PROBLEM REQUIREMENTS: Don't include pictures. Quote the lines below from the first through the line that contains "Chart.register(...registerables);".
═══ DATA SEGMENT ═══
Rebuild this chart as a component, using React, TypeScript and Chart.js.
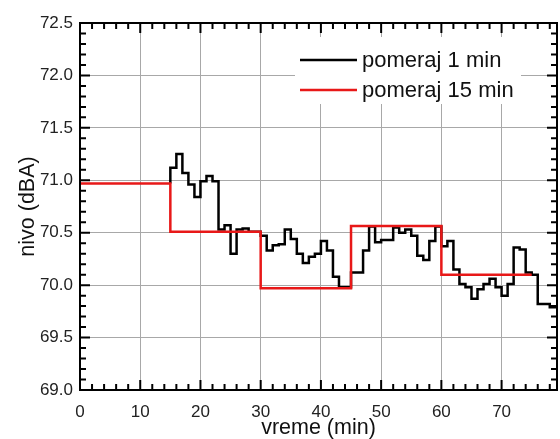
import React, { useEffect, useRef } from "react";
import { Chart, registerables } from "chart.js";

Chart.register(...registerables);

// 15-minute moving level (step starts)
const red15Times = [0, 15, 30, 45, 60, 75];
const red15Values = [70.97, 70.51, 69.97, 70.565, 70.1, 70.1];

// 1-minute moving level, one value per minute starting at minute 15
const black1Start = 15;
const black1Values = [
  71.12, 71.25, 71.07, 70.96, 70.84, 70.99, 71.04, 70.99, // 15-22
  70.53, 70.57, 70.3, 70.53, 70.54, 70.51, 70.51, // 23-29
  70.47, 70.33, 70.38, 70.39, 70.53, 70.44, 70.3, 70.21, 70.27, 70.3, // 30-39
  70.42, 70.33, 70.08, 69.98, 69.98, // 40-44
  70.12, 70.12, 70.33, 70.56, 70.41, 70.43, 70.43, 70.55, 70.5, 70.53, // 45-54
  70.47, 70.28, 70.24, 70.42, 70.56, // 55-59
  70.37, 70.42, 70.15, 70.01, 69.98, 69.87, 69.96, 70.01, 70.06, 69.98, // 60-69
  69.9, 70.01, 70.36, 70.34, 70.12, 70.1, 69.82, 69.82, 69.79, 69.79, // 70-79
];

const xMin = 0;
const xMax = 79.2;
const yMin = 69.0;
const yMax = 72.5;

const legendLabels = ["pomeraj 1 min", "pomeraj 15 min"];
const xTitle = "vreme (min)";
const yTitle = "nivo (dBA)";

const FONT = "'Liberation Sans', Arial, sans-serif";
const RED = "rgb(232,24,24)";

const decorPlugin = {
  id: "decor",
  afterDraw(chart: any) {
    const { ctx, chartArea } = chart;
    const { left, right, top, bottom } = chartArea;
    const xs = chart.scales.x;
    const ys = chart.scales.y;
    ctx.save();

    // legend box
    ctx.fillStyle = "#ffffff";
    ctx.fillRect(295, 37, 226, 67);
    ctx.lineWidth = 2.5;
    ctx.strokeStyle = "#000";
    ctx.beginPath();
    ctx.moveTo(300, 60);
    ctx.lineTo(357, 60);
    ctx.stroke();
    ctx.strokeStyle = RED;
    ctx.beginPath();
    ctx.moveTo(300, 90);
    ctx.lineTo(357, 90);
    ctx.stroke();
    ctx.fillStyle = "#111";
    ctx.font = `22px ${FONT}`;
    ctx.textAlign = "left";
    ctx.textBaseline = "middle";
    ctx.fillText(legendLabels[0], 362, 61);
    ctx.fillText(legendLabels[1], 362, 91);

    // ticks (inward on all four sides)
    ctx.strokeStyle = "#000";
    ctx.lineWidth = 2;
    ctx.beginPath();
    for (let i = 0; i * 2 <= xMax; i++) {
      const v = i * 2;
      const px = xs.getPixelForValue(v);
      const len = v % 10 === 0 ? 10 : 6;
      ctx.moveTo(px, bottom);
      ctx.lineTo(px, bottom - len);
      ctx.moveTo(px, top);
      ctx.lineTo(px, top + len);
    }
    for (let i = 0; i <= 35; i++) {
      const v = yMin + i * 0.1;
      const py = ys.getPixelForValue(v);
      const len = i % 5 === 0 ? 10 : 6;
      ctx.moveTo(left, py);
      ctx.lineTo(left + len, py);
      ctx.moveTo(right, py);
      ctx.lineTo(right - len, py);
    }
    ctx.stroke();

    // frame
    ctx.lineWidth = 2;
    ctx.strokeRect(left, top, right - left, bottom - top);

    // axis titles
    ctx.fillStyle = "#111";
    ctx.font = `21.5px ${FONT}`;
    ctx.textAlign = "center";
    ctx.textBaseline = "middle";
    ctx.fillText(xTitle, (left + right) / 2, 428);
    ctx.translate(28, (top + bottom) / 2);
    ctx.rotate(-Math.PI / 2);
    ctx.fillText(yTitle, 0, 0);
    ctx.restore();
  },
};

export default function App() {
  const ref = useRef<HTMLCanvasElement | null>(null);

  useEffect(() => {
    if (!ref.current) return;
    const redData = red15Times.map((t, i) => ({ x: t, y: red15Values[i] }));
    const blackData = [
      { x: black1Start, y: red15Values[0] },
      ...black1Values.map((v, i) => ({ x: black1Start + i, y: v })),
      { x: black1Start + black1Values.length, y: black1Values[black1Values.length - 1] },
    ];
    const chart = new Chart(ref.current, {
      type: "line",
      data: {
        datasets: [
          {
            label: legendLabels[1],
            data: redData,
            borderColor: RED,
            borderWidth: 2.5,
            pointRadius: 0,
            stepped: true,
            fill: false,
          },
          {
            label: legendLabels[0],
            data: blackData,
            borderColor: "#000",
            borderWidth: 2.5,
            pointRadius: 0,
            stepped: true,
            fill: false,
          },
        ],
      },
      options: {
        animation: false,
        responsive: true,
        maintainAspectRatio: false,
        layout: { padding: { top: 23, right: 3, left: 0, bottom: 0 } },
        plugins: {
          legend: { display: false },
          tooltip: { enabled: false },
        },
        scales: {
          x: {
            type: "linear",
            min: xMin,
            max: xMax,
            afterFit: (s: any) => {
              s.height = 49;
            },
            ticks: {
              stepSize: 10,
              includeBounds: false,
              padding: 12,
              color: "#222",
              font: { family: FONT, size: 17 },
              maxRotation: 0,
            },
            grid: { color: "#a8a8a8", lineWidth: 1, drawTicks: false },
            border: { display: false },
          },
          y: {
            type: "linear",
            min: yMin,
            max: yMax,
            afterFit: (s: any) => {
              s.width = 80;
            },
            ticks: {
              stepSize: 0.5,
              padding: 7,
              color: "#222",
              font: { family: FONT, size: 17 },
              callback: (v: any) => Number(v).toFixed(1),
            },
            grid: { color: "#a8a8a8", lineWidth: 1, drawTicks: false },
            border: { display: false },
          },
        },
      },
      plugins: [decorPlugin],
    });
    return () => chart.destroy();
  }, []);

  return (
    <div style={{ position: "fixed", left: 0, top: 0, width: 560, height: 439, background: "#fff" }}>
      <canvas ref={ref} />
    </div>
  );
}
═══
OUTPUT FOR THIS EXERCISE:
Rebuild this chart as a component, using React, TypeScript and Chart.js.
import React, { useEffect, useRef } from "react";
import { Chart, registerables } from "chart.js";

Chart.register(...registerables);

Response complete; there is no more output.